Exo builds individuality into everything. With Exo, risk is granular right down to the point of the individual, and it’s assessed against the market every day, not quarterly. So the AI adjusts portfolios daily for an intensely personalised understanding of appetite for risk. The response is similarly balanced and gentle: in the stockmarket wobble last December, you could watch our portfolios gradually uprate into bonds as the markets changed; and in January as the market recovered, more aggressive portfolios would transfer back into stocks. It was slow and measured, rather than a quarterly jump on the next rebalance date. From a risk management perspective no human can keep up with that.

On the point about it amplifying your own mistakes, it’s actually quite the opposite. Just because you say you have a preference for say Emerging Markets, China, Technology and Private Equity doesn’t mean they’ll always be held in your portfolio. When optimal, Exo will naturally upweight you into your preferences, but if it’s really not a good time to be exposed to those assets, then quite simply you won’t be. And that analysis is happening constantly for you.

Are you using predictive analytics, macro-economic information, for example?

Yes, absolutely; but it’s more the ability to make an instantaneous reaction to quantitative data that happens along the way, rather than say just waking up one morning to the latest Trump tweet and deciding that we need to get out of Emerging Markets! Our approach is never wholesale change, more so constant analysis and incremental changes as necessary. On top of that, we test every portfolio against both real and thousands of randomised synthetic market scenarios to ensure it’s robust.

For every single decision that Exo makes – and that could be keeping your overall asset allocation the same but changing the individual weightings by just points of a percentage – even to do something as small as that, our approach looks at millions of data points. That happens constantly, for every single portfolio, until the market opens, at which point we’ll trade to rebalance. No human can do that at scale.

Let’s look at an 18 month timeline: what gets you excited at the moment?

I live in this fantastic world of getting people to rethink what’s possible when it comes to financial services, and backing it up with the tech to do it. What we can build together that is so much greater than what most people think of for their Minimum Viable Product.

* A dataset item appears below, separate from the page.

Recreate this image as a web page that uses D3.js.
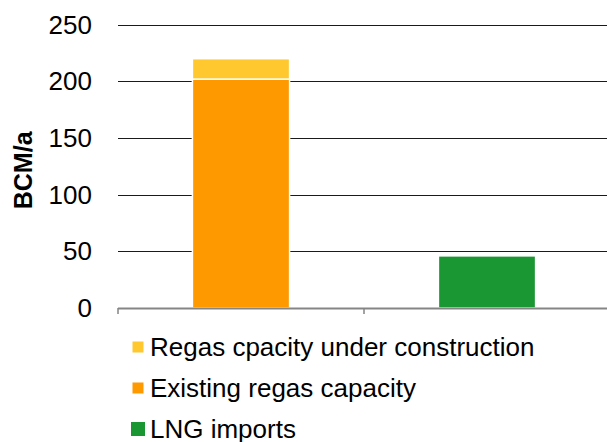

Overall, I get excited about thinking of the new services we can offer and new automations we can create that align with people’s real lives.

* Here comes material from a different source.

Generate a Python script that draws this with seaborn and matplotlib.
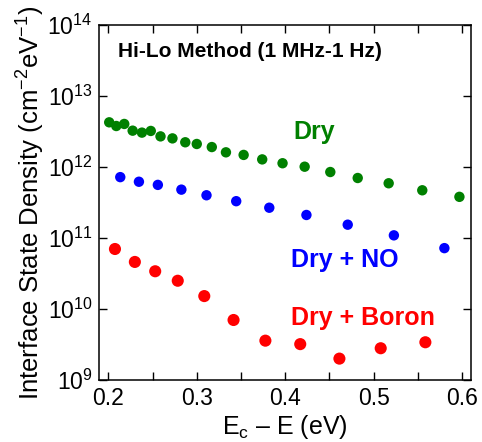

As for more specific examples, a great one – for extending services to previously underserved communities as we discussed earlier – is SME banking for freelancers. We’re now starting to see better bank accounts, invoicing and tax planning services – there’s clearly plenty of competition coming there.

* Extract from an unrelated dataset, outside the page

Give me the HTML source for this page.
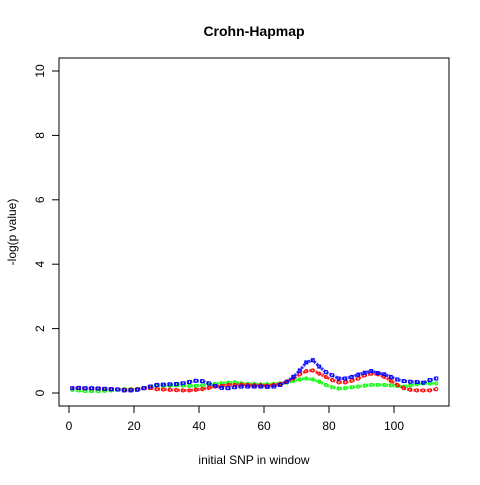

But for a freelancer, there’s a blurred line between business and personal money. We’re now getting services that can help a freelancer manage their income, but I’d love to see someone tackle that blurred line and help freelancers with saving, investing and pensions. Really help extend their business banking into their personal lives, even though their income is variable – because that’s exactly how they live.

I also think there’s a huge opportunity in bringing digital services to private banking and HNW clients. I know that’s very different to the example above, but it’s a huge market with incredible potential for disruption. You’ll need to invite me over for a coffee to pick my brains on that one though.

The fintech sector remains hot because digital is powering continued innovation, with AI being just one of these new engines of evolution in financial services. But the idea that incumbents are being backed into a corner by the newcomers is naïve. Rather, the rational business model for traditional players is different to the challengers.

Similarly, with so many untapped markets and products, there is plenty of room to establish new customer relationships. But most importantly of all, the distinction between challenger and incumbent is weakest because we often fail to think through the customer’s eyes: the modern customer needs human interaction in plenty of contexts. We want everything that digital has to offer; yet professional assistance is on the way to becoming more visible and available than ever.